I agree with Ryan that there is a scarcity of political visual art in Malta. His language of communication is very direct and unrefined. The political message of his pictures is explicit and his penchant for the grotesque is a recurrent quality.  Readability, however, is not the defining feature that makes art political. I find this to be a common misconception in Malta; we are obsessed with likeness and figuration over and above aesthetic questions. I do think that Ryan addresses this problem in his disfiguring of the human body.

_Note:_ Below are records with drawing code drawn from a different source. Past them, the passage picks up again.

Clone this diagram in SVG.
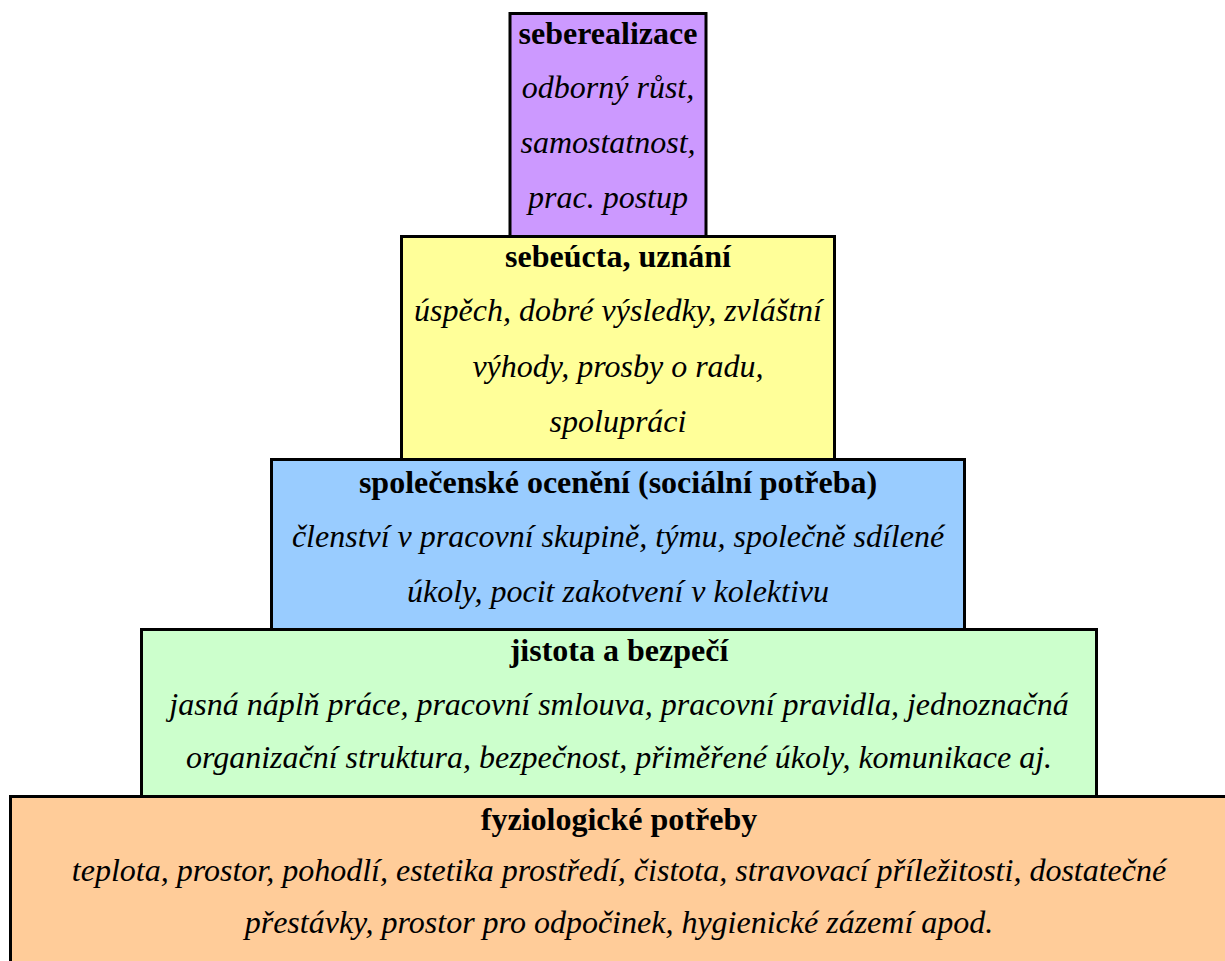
<svg xmlns="http://www.w3.org/2000/svg" width="1225" height="961" viewBox="0 0 1225 961">
  <style>
    .lvl { stroke: #000; stroke-width: 3; }
    .t { font-family: "Liberation Serif", "Times New Roman", serif; font-size: 32px; font-weight: bold; fill: #000; text-anchor: middle; }
    .d { font-family: "Liberation Serif", "Times New Roman", serif; font-size: 32px; font-style: italic; fill: #000; text-anchor: middle; }
  </style>
  <rect width="1225" height="961" fill="#fff"/>

  <!-- Maslow pyramid: widest level at the bottom, drawn top-down so lower levels overlap -->
  <g id="seberealizace">
    <rect class="lvl" x="510" y="13.5" width="196" height="230" fill="#CC99FF"/>
    <text class="t" x="608" y="44">seberealizace</text>
    <text class="d" x="608" y="98">odborný růst,</text>
    <text class="d" x="608" y="153">samostatnost,</text>
    <text class="d" x="608" y="208">prac. postup</text>
  </g>

  <g id="sebeucta">
    <rect class="lvl" x="401.5" y="236.5" width="433" height="230" fill="#FFFF99"/>
    <text class="t" x="618" y="267">sebeúcta, uznání</text>
    <text class="d" x="618" y="321">úspěch, dobré výsledky, zvláštní</text>
    <text class="d" x="618" y="377">výhody, prosby o radu,</text>
    <text class="d" x="618" y="432">spolupráci</text>
  </g>

  <g id="socialni">
    <rect class="lvl" x="271.5" y="459.5" width="693" height="175" fill="#99CCFF"/>
    <text class="t" x="618" y="493">společenské ocenění (sociální potřeba)</text>
    <text class="d" x="618" y="547">členství v pracovní skupině, týmu, společně sdílené</text>
    <text class="d" x="618" y="602">úkoly, pocit zakotvení v kolektivu</text>
  </g>

  <g id="jistota">
    <rect class="lvl" x="141.5" y="629.5" width="955" height="175" fill="#CCFFCC"/>
    <text class="t" x="619" y="661">jistota a bezpečí</text>
    <text class="d" x="619" y="715">jasná náplň práce, pracovní smlouva, pracovní pravidla, jednoznačná</text>
    <text class="d" x="619" y="768">organizační struktura, bezpečnost, přiměřené úkoly, komunikace aj.</text>
  </g>

  <g id="fyziologicke">
    <rect class="lvl" x="10.5" y="796.5" width="1240" height="200" fill="#FFCC99"/>
    <text class="t" x="619" y="830">fyziologické potřeby</text>
    <text class="d" x="619" y="881">teplota, prostor, pohodlí, estetika prostředí, čistota, stravovací příležitosti, dostatečné</text>
    <text class="d" x="619" y="933">přestávky, prostor pro odpočinek, hygienické zázemí apod.</text>
  </g>

  <g id="connectors"/>
</svg>
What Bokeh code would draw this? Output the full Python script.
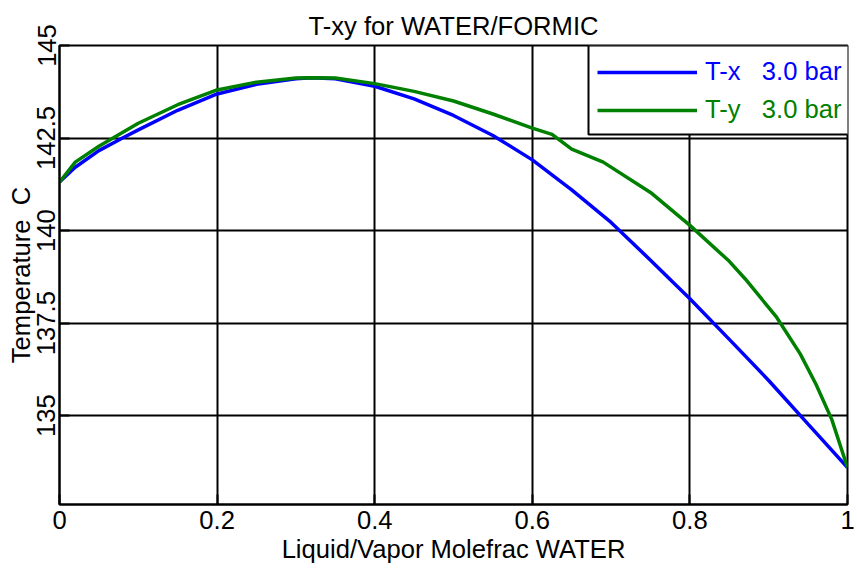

When asked about the relevance of painting today and its potential to be political, especially with more and more artists opting for digital media, Ryan's response was decidedly resolute; "Painting is as relevant as ever today. My work is all about juxtaposing elements which I deem relevant for the creation of a new visual landscape. An important part of painting is what the viewer brings to it. The viewer needs to engage with the artwork. For such purposes, painting is the best vehicle. I paint for different reasons.  I like the kick of creating visuals that speak to people.  I get a basic instinctive thrill. There is a huge debate in the art world today - which has been going on for quite some time - on whether painting is alive or nearing a natural death.  All over the world there has been a resurgence of painting and a greater appreciation of the painter as a generator and creator of powerful images."

I very much agree with Ryan on this. Painting gives artists infinite possibilities for the re-presentation and manipulation of the object-world. It allows us to add to the repository of visual content that is embedded in our collective memory. As a tactile medium, painting permits the conveyance of artistic individuality in a way that is tangible. This quality allowed me to identify with Ryan's personal feelings towards a situation in which we are all implicated. This does not mean that other media are any less human, far from it, but painting does have this advantage which I believe is rather necessary in a globalised world of increasing alienation and bureaucratisation.

And it is for this reason that I would criticise his choice of exhibition space. The sterile walls of Spazzju Kreattiv do have this tendency to neutralise the subversive potential of art despite the strength of the images themselves. I cannot blame Ryan for wanting to show his works in a prominent institution, but maybe we need to be more critical of spaces and institutions, especially with the relegation of artistic value to statistics and paperwork.

But who lost what war? "I lost the war, you lost the war, we all lost the war." So where does art go from here? How are things to change, or can they even be changed, as Ryan's fatalistic attitude suggests? Is there really, as Adorno argues, no poetry after Auschwitz? We need art that is political, subversive, critical, and liberated from sentimental frills. Some artists like Ryan have taken this direction. Thankfully, not all battles are lost.